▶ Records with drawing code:
▬▬▬

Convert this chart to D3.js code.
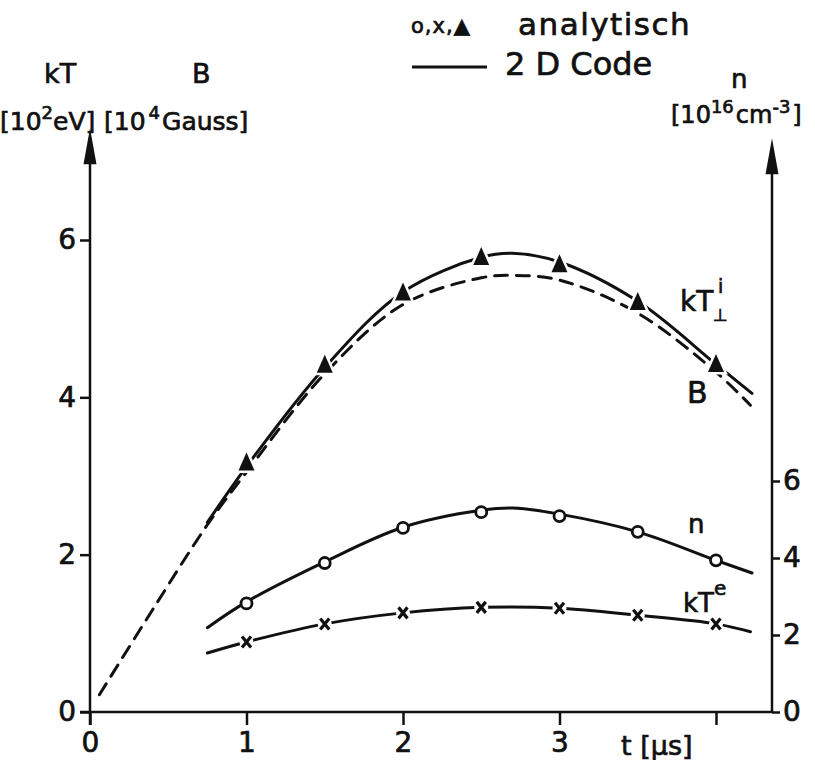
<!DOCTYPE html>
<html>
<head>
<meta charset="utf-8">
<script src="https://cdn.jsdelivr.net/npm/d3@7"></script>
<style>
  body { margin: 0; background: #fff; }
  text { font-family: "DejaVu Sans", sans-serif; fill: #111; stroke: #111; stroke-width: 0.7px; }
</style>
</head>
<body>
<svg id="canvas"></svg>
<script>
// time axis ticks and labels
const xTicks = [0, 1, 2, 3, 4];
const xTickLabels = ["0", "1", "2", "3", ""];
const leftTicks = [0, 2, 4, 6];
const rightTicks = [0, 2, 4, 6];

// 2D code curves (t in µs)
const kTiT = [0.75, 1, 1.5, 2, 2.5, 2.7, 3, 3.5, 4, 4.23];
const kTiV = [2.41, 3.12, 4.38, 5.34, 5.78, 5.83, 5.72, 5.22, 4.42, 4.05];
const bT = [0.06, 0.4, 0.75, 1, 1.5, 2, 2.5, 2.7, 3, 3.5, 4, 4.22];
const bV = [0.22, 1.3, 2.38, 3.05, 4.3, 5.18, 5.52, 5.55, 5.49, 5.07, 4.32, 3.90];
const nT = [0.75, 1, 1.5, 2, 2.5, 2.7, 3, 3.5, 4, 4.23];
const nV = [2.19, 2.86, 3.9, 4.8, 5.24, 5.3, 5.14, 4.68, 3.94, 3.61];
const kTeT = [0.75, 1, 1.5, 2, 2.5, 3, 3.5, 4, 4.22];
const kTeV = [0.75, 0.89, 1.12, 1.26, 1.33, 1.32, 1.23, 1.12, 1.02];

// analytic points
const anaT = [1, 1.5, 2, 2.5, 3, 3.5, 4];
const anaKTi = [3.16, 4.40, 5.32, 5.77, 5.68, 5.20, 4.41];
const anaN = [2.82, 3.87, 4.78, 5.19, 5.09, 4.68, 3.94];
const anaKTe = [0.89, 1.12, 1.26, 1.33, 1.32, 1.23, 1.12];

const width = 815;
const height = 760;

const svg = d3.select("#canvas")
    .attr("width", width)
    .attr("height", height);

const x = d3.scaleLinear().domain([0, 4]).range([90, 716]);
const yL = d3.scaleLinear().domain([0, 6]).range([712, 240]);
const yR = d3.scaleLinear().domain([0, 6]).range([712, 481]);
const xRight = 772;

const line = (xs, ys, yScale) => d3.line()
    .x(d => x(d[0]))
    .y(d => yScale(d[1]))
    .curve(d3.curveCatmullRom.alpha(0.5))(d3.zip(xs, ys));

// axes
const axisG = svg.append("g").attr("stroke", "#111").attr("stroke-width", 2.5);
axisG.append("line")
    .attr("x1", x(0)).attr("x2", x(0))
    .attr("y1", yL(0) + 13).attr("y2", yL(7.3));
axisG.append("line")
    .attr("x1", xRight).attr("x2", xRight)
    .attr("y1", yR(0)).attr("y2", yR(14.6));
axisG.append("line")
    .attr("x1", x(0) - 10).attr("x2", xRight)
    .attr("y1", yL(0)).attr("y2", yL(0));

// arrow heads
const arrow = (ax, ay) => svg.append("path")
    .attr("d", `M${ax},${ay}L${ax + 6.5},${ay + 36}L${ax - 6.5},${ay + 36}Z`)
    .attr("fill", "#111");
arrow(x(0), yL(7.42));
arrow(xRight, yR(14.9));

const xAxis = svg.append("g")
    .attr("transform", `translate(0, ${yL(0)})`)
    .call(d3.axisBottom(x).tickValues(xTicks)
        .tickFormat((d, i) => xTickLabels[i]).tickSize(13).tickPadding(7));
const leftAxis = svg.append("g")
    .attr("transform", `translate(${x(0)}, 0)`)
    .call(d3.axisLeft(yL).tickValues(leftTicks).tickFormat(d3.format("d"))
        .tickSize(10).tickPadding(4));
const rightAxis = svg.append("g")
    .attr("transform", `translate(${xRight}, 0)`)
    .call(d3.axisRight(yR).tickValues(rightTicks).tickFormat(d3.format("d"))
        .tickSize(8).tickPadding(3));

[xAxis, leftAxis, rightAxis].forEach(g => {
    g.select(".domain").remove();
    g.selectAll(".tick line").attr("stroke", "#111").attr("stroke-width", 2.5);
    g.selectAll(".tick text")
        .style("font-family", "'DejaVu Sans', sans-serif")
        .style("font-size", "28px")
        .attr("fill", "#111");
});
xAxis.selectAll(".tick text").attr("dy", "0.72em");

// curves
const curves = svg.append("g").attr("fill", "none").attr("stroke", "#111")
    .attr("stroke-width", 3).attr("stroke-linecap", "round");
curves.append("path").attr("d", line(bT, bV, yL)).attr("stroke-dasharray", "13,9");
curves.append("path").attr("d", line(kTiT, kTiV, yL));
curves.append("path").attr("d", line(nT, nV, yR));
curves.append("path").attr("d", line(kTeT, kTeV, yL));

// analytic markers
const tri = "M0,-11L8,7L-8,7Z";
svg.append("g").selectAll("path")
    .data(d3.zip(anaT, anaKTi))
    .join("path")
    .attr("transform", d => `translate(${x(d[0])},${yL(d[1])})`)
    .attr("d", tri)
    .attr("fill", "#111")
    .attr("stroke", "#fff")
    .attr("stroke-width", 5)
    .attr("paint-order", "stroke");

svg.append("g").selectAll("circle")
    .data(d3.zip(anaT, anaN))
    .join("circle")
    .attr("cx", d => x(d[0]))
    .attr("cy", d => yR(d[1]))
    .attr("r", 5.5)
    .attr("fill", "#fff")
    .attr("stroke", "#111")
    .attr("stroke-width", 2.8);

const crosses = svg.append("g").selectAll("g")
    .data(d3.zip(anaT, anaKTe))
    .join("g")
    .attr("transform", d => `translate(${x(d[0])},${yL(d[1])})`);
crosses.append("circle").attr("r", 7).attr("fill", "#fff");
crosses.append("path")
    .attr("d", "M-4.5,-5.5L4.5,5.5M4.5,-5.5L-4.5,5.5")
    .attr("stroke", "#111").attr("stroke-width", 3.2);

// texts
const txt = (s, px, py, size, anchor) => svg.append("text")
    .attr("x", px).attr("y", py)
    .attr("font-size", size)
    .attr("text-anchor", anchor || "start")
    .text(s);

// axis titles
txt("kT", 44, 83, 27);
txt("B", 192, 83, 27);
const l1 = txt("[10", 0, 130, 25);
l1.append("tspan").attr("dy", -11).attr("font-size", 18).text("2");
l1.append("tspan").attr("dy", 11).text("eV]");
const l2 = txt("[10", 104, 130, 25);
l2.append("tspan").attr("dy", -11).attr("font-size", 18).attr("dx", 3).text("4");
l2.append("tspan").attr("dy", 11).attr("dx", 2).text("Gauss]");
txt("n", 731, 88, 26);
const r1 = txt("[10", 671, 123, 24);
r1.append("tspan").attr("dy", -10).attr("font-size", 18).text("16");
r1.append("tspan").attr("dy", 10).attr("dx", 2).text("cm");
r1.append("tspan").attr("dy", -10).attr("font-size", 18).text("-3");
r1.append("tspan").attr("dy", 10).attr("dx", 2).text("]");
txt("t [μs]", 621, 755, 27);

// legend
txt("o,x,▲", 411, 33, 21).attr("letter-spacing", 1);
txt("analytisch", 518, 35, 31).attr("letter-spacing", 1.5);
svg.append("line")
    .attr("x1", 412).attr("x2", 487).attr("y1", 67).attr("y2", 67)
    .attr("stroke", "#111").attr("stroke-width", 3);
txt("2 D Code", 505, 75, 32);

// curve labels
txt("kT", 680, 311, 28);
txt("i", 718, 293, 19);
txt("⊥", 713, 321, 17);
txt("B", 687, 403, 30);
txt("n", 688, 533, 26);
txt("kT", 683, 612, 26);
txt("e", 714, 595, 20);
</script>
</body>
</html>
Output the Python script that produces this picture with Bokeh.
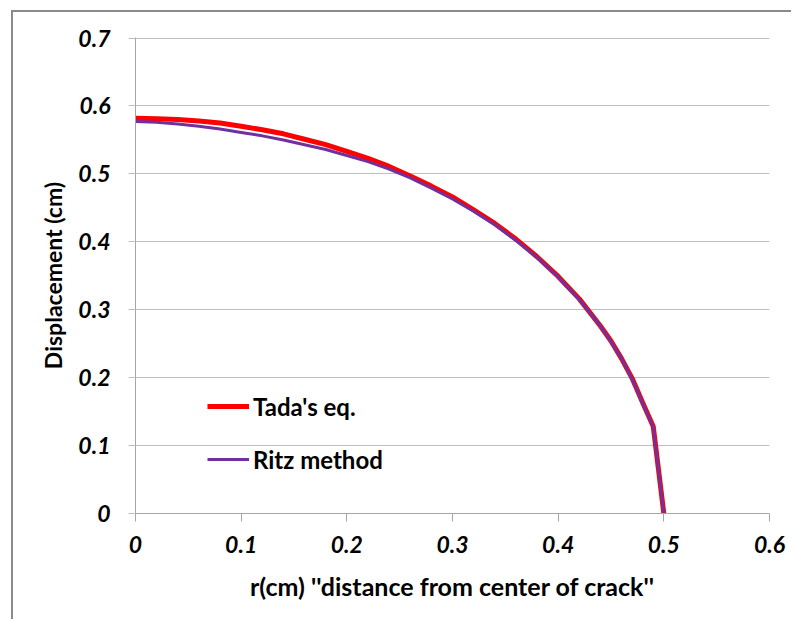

▬▬▬

▶ Set problem: Only the number is wanted: how many lines of the material above include the word "this"?

▶ Response: 2